• _Goal_
Quote the data below in full, minus the images.

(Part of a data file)
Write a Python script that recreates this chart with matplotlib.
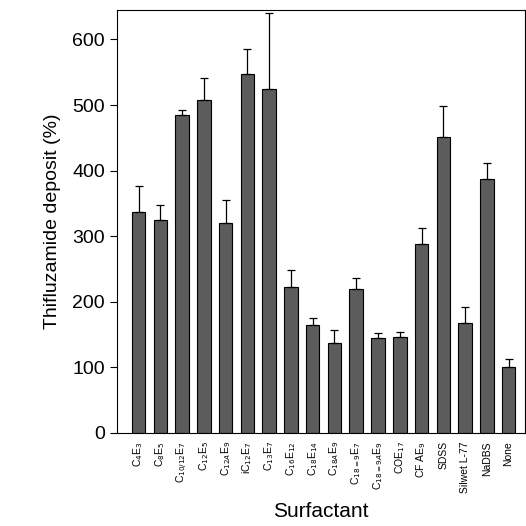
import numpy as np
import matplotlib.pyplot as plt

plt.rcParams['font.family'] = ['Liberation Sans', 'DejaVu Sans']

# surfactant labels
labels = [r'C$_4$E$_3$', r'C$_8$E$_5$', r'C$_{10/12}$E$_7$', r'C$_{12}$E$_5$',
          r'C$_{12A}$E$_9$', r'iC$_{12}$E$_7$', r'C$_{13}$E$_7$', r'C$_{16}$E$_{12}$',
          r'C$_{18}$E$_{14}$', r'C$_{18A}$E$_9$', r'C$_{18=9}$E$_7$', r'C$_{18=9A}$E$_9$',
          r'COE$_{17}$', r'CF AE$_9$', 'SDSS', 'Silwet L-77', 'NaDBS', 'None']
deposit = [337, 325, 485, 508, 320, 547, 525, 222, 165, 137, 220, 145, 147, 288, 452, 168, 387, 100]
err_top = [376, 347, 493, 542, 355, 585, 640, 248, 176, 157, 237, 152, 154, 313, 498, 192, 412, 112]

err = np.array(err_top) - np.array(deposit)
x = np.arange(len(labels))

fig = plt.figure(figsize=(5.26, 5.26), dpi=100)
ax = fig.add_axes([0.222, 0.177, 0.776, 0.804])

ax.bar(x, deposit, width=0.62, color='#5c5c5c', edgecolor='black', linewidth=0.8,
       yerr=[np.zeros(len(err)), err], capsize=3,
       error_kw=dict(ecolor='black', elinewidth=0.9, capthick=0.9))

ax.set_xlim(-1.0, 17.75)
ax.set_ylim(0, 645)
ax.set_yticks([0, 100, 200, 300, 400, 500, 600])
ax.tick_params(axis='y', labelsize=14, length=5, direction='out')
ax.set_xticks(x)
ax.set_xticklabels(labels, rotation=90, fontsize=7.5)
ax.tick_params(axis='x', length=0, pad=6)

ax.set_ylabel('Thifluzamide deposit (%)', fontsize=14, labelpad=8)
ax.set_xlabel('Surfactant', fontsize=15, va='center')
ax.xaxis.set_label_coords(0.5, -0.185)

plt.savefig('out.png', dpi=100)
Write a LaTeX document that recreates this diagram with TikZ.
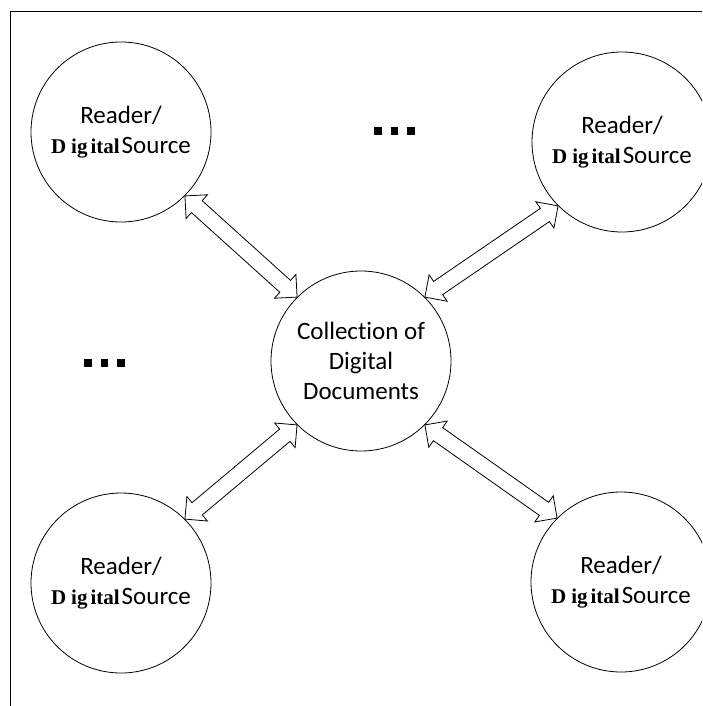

• _Response_
Write a Python script that recreates this chart with matplotlib.
import numpy as np
import matplotlib.pyplot as plt

plt.rcParams['font.family'] = ['Liberation Sans', 'DejaVu Sans']

# surfactant labels
labels = [r'C$_4$E$_3$', r'C$_8$E$_5$', r'C$_{10/12}$E$_7$', r'C$_{12}$E$_5$',
          r'C$_{12A}$E$_9$', r'iC$_{12}$E$_7$', r'C$_{13}$E$_7$', r'C$_{16}$E$_{12}$',
          r'C$_{18}$E$_{14}$', r'C$_{18A}$E$_9$', r'C$_{18=9}$E$_7$', r'C$_{18=9A}$E$_9$',
          r'COE$_{17}$', r'CF AE$_9$', 'SDSS', 'Silwet L-77', 'NaDBS', 'None']
deposit = [337, 325, 485, 508, 320, 547, 525, 222, 165, 137, 220, 145, 147, 288, 452, 168, 387, 100]
err_top = [376, 347, 493, 542, 355, 585, 640, 248, 176, 157, 237, 152, 154, 313, 498, 192, 412, 112]

err = np.array(err_top) - np.array(deposit)
x = np.arange(len(labels))

fig = plt.figure(figsize=(5.26, 5.26), dpi=100)
ax = fig.add_axes([0.222, 0.177, 0.776, 0.804])

ax.bar(x, deposit, width=0.62, color='#5c5c5c', edgecolor='black', linewidth=0.8,
       yerr=[np.zeros(len(err)), err], capsize=3,
       error_kw=dict(ecolor='black', elinewidth=0.9, capthick=0.9))

ax.set_xlim(-1.0, 17.75)
ax.set_ylim(0, 645)
ax.set_yticks([0, 100, 200, 300, 400, 500, 600])
ax.tick_params(axis='y', labelsize=14, length=5, direction='out')
ax.set_xticks(x)
ax.set_xticklabels(labels, rotation=90, fontsize=7.5)
ax.tick_params(axis='x', length=0, pad=6)

ax.set_ylabel('Thifluzamide deposit (%)', fontsize=14, labelpad=8)
ax.set_xlabel('Surfactant', fontsize=15, va='center')
ax.xaxis.set_label_coords(0.5, -0.185)

plt.savefig('out.png', dpi=100)
Write a LaTeX document that recreates this diagram with TikZ.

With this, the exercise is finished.